◆ **Task prompt**:
Without the pictures, please reproduce only the lines from the one with "What D3.js code" through the one with "const y = d3.scaleLinear().domain([0, 1]).range([636.5, 65]);", both included.
** start of Data to process **
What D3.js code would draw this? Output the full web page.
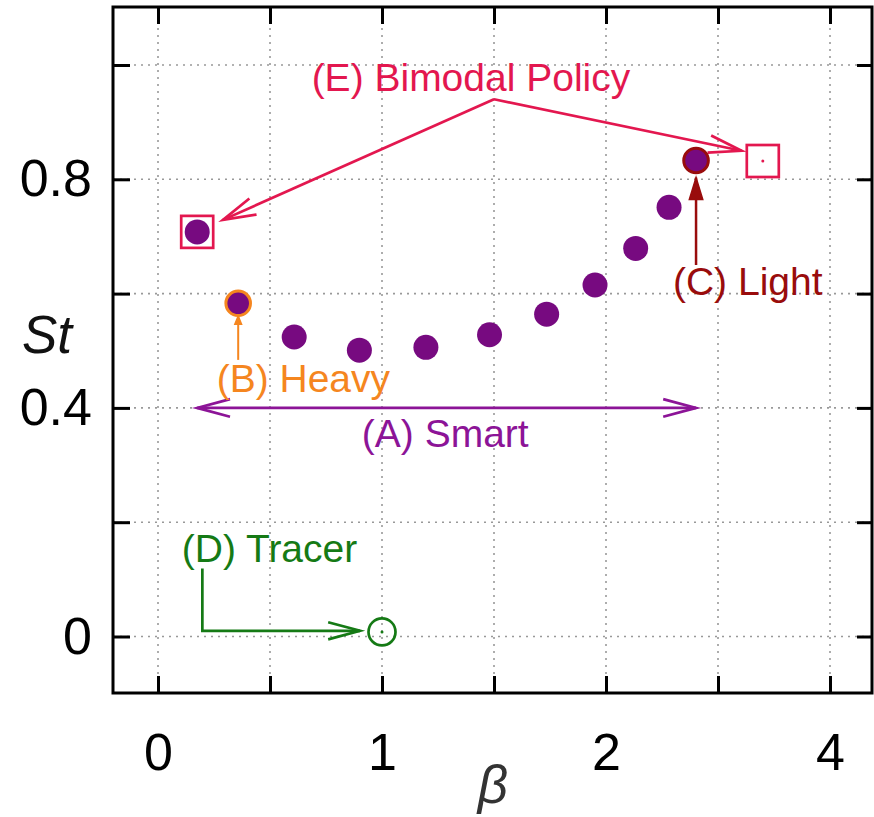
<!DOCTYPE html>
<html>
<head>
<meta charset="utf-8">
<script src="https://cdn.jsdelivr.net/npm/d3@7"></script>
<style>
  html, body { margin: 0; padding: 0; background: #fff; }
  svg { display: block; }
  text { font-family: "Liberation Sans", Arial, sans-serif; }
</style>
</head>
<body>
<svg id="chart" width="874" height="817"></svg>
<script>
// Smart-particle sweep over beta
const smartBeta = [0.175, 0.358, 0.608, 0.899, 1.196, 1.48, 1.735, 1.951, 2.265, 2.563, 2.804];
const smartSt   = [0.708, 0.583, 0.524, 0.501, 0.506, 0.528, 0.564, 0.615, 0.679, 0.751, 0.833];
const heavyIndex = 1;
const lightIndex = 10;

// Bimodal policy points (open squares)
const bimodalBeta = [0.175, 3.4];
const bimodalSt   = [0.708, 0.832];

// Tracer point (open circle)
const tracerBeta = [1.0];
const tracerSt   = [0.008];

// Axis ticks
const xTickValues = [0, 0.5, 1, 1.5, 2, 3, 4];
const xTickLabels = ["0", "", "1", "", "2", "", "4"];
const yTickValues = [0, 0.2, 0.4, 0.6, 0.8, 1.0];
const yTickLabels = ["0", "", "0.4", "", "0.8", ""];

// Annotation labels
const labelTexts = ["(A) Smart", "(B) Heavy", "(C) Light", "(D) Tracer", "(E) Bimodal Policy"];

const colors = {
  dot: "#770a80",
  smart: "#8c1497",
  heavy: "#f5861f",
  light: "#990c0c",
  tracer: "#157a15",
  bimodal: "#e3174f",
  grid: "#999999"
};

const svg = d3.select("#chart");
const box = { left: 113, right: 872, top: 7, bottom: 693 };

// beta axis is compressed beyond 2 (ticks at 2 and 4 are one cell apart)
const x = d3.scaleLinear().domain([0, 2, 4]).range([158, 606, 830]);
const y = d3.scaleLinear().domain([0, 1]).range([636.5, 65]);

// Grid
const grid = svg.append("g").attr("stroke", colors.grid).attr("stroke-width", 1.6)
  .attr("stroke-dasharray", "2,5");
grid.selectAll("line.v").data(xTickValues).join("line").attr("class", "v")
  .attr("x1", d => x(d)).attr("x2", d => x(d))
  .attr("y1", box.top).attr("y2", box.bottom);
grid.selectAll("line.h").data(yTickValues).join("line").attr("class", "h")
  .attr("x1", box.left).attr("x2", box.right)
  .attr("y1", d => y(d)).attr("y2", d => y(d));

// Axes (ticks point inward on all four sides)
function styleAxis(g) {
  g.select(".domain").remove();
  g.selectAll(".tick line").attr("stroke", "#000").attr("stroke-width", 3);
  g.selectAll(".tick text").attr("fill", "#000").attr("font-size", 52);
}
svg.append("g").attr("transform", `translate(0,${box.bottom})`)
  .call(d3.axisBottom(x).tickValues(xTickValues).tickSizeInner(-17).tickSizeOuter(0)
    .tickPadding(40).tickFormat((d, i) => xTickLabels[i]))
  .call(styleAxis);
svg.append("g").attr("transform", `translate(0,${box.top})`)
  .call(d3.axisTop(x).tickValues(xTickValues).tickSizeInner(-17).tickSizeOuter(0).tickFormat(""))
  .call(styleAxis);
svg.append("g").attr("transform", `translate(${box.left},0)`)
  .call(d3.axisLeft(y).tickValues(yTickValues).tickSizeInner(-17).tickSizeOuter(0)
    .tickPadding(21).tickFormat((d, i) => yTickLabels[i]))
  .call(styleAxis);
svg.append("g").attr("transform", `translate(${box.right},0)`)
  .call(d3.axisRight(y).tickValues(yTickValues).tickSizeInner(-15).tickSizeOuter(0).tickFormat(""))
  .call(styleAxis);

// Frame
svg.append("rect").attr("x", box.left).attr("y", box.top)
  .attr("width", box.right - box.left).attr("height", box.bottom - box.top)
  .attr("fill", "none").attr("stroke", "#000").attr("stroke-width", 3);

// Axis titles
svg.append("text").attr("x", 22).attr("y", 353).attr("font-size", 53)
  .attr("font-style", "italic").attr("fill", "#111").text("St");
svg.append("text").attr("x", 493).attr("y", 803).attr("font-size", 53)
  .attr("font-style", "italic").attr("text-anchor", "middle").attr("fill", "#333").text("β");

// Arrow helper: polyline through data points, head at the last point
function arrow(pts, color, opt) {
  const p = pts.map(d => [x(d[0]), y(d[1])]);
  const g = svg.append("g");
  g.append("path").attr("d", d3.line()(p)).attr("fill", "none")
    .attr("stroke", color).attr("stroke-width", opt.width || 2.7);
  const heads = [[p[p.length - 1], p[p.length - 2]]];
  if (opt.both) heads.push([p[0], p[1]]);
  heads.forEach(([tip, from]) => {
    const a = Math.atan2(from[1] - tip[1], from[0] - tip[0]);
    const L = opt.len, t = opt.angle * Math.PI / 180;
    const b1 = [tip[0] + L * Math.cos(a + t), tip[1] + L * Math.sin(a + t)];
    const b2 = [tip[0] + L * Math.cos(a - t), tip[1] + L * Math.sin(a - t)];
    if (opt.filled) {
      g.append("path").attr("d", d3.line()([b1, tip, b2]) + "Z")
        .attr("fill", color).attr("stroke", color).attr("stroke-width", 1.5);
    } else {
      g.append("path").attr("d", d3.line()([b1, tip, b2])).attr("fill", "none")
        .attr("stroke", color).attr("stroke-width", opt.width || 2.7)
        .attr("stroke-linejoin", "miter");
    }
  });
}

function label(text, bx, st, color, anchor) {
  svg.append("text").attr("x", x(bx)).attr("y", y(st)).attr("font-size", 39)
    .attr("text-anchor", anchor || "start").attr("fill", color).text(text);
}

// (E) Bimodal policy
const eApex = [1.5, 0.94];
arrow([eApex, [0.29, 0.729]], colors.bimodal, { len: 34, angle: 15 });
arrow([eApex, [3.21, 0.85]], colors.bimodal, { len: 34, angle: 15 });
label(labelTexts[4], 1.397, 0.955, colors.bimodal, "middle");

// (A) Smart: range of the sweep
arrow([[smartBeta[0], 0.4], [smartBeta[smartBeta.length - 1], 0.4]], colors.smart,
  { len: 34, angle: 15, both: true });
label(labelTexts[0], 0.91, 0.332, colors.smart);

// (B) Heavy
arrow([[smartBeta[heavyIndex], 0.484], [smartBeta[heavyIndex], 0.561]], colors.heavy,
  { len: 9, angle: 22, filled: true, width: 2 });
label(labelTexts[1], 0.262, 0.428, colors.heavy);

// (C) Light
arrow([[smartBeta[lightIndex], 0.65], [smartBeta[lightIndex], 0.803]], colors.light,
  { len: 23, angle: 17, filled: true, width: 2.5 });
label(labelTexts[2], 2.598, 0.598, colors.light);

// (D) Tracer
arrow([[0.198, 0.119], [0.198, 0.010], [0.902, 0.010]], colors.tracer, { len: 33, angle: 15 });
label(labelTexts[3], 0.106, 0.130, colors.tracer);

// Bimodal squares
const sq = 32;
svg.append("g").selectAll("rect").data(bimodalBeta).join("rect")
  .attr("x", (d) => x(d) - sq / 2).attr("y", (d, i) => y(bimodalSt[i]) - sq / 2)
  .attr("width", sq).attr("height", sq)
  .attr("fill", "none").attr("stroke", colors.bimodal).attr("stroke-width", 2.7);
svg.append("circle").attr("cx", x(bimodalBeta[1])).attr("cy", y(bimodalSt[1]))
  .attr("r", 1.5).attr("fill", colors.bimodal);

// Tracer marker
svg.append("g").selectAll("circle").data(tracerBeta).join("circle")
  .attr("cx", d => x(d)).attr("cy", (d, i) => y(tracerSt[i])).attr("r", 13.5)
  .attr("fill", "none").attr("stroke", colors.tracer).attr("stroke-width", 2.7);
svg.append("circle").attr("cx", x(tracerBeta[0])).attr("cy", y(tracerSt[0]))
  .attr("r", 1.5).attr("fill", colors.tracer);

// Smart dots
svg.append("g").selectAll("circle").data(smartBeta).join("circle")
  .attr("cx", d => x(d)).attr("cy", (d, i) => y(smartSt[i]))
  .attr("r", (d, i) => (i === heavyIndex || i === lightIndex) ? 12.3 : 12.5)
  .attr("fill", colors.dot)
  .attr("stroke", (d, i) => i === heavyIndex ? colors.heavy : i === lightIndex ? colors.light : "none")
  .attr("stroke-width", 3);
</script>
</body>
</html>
** end of Data to process **
** start of Data to process **
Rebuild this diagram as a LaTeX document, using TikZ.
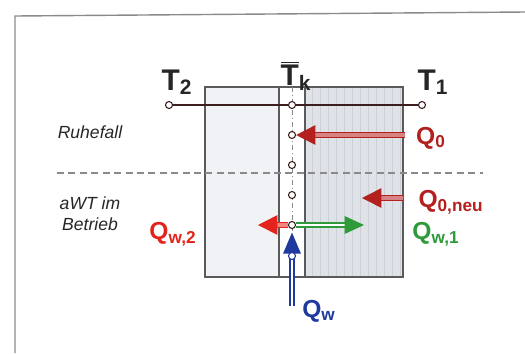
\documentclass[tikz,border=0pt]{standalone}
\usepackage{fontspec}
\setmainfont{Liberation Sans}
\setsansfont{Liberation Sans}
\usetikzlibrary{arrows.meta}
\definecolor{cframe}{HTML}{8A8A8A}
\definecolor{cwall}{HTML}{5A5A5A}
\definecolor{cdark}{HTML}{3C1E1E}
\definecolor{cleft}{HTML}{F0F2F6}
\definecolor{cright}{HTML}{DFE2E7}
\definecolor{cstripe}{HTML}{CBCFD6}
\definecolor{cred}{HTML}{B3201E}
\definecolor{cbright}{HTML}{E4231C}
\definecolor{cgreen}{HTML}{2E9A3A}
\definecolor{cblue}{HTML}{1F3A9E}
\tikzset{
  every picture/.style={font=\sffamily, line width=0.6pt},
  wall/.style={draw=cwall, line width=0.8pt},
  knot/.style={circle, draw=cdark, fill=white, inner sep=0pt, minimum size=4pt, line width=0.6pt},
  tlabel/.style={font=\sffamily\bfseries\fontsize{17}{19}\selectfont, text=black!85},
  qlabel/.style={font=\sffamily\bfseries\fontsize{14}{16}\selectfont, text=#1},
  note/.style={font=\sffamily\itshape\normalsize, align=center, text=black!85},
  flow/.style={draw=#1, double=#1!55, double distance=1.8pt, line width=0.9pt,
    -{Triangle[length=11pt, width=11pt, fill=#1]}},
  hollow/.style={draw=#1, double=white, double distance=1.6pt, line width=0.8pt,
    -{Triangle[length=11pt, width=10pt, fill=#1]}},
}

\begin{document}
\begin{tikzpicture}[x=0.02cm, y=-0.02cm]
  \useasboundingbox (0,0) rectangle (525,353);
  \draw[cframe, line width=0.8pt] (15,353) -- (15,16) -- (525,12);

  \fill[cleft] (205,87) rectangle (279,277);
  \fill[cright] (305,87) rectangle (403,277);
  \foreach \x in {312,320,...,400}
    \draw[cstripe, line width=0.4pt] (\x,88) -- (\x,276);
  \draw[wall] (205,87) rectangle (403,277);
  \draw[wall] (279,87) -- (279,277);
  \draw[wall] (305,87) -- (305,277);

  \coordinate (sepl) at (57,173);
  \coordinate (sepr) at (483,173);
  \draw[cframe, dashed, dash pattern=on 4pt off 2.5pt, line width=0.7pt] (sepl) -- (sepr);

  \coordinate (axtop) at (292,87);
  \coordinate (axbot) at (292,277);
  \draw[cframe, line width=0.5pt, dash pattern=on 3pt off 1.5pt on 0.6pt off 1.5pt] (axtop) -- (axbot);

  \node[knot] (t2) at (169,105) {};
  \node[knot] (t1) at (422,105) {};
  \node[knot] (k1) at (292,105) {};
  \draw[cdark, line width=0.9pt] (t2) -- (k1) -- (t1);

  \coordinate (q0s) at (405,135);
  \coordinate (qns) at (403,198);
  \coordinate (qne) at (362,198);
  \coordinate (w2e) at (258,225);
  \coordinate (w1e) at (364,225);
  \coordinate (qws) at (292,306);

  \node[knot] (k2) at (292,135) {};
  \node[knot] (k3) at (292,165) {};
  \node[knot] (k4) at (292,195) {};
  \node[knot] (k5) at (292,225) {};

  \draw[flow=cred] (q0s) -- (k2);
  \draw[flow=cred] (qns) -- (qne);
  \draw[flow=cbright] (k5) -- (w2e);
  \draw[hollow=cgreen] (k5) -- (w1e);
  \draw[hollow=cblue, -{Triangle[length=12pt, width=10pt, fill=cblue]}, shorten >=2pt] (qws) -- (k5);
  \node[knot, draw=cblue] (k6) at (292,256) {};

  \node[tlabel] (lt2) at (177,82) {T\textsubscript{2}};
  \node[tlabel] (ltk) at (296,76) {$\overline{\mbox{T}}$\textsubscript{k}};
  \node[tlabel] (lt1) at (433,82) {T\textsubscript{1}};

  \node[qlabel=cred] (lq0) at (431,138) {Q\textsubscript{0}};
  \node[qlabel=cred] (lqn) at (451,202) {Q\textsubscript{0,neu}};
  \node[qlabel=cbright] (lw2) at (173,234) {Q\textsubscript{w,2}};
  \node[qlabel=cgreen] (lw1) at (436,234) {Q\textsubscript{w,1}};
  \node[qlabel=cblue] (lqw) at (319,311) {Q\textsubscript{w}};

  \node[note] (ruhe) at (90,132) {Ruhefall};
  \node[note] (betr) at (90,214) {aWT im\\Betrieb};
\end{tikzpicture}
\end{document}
** end of Data to process **
◆ **Exercise answer**:
What D3.js code would draw this? Output the full web page.
<!DOCTYPE html>
<html>
<head>
<meta charset="utf-8">
<script src="https://cdn.jsdelivr.net/npm/d3@7"></script>
<style>
  html, body { margin: 0; padding: 0; background: #fff; }
  svg { display: block; }
  text { font-family: "Liberation Sans", Arial, sans-serif; }
</style>
</head>
<body>
<svg id="chart" width="874" height="817"></svg>
<script>
// Smart-particle sweep over beta
const smartBeta = [0.175, 0.358, 0.608, 0.899, 1.196, 1.48, 1.735, 1.951, 2.265, 2.563, 2.804];
const smartSt   = [0.708, 0.583, 0.524, 0.501, 0.506, 0.528, 0.564, 0.615, 0.679, 0.751, 0.833];
const heavyIndex = 1;
const lightIndex = 10;

// Bimodal policy points (open squares)
const bimodalBeta = [0.175, 3.4];
const bimodalSt   = [0.708, 0.832];

// Tracer point (open circle)
const tracerBeta = [1.0];
const tracerSt   = [0.008];

// Axis ticks
const xTickValues = [0, 0.5, 1, 1.5, 2, 3, 4];
const xTickLabels = ["0", "", "1", "", "2", "", "4"];
const yTickValues = [0, 0.2, 0.4, 0.6, 0.8, 1.0];
const yTickLabels = ["0", "", "0.4", "", "0.8", ""];

// Annotation labels
const labelTexts = ["(A) Smart", "(B) Heavy", "(C) Light", "(D) Tracer", "(E) Bimodal Policy"];

const colors = {
  dot: "#770a80",
  smart: "#8c1497",
  heavy: "#f5861f",
  light: "#990c0c",
  tracer: "#157a15",
  bimodal: "#e3174f",
  grid: "#999999"
};

const svg = d3.select("#chart");
const box = { left: 113, right: 872, top: 7, bottom: 693 };

// beta axis is compressed beyond 2 (ticks at 2 and 4 are one cell apart)
const x = d3.scaleLinear().domain([0, 2, 4]).range([158, 606, 830]);
const y = d3.scaleLinear().domain([0, 1]).range([636.5, 65]);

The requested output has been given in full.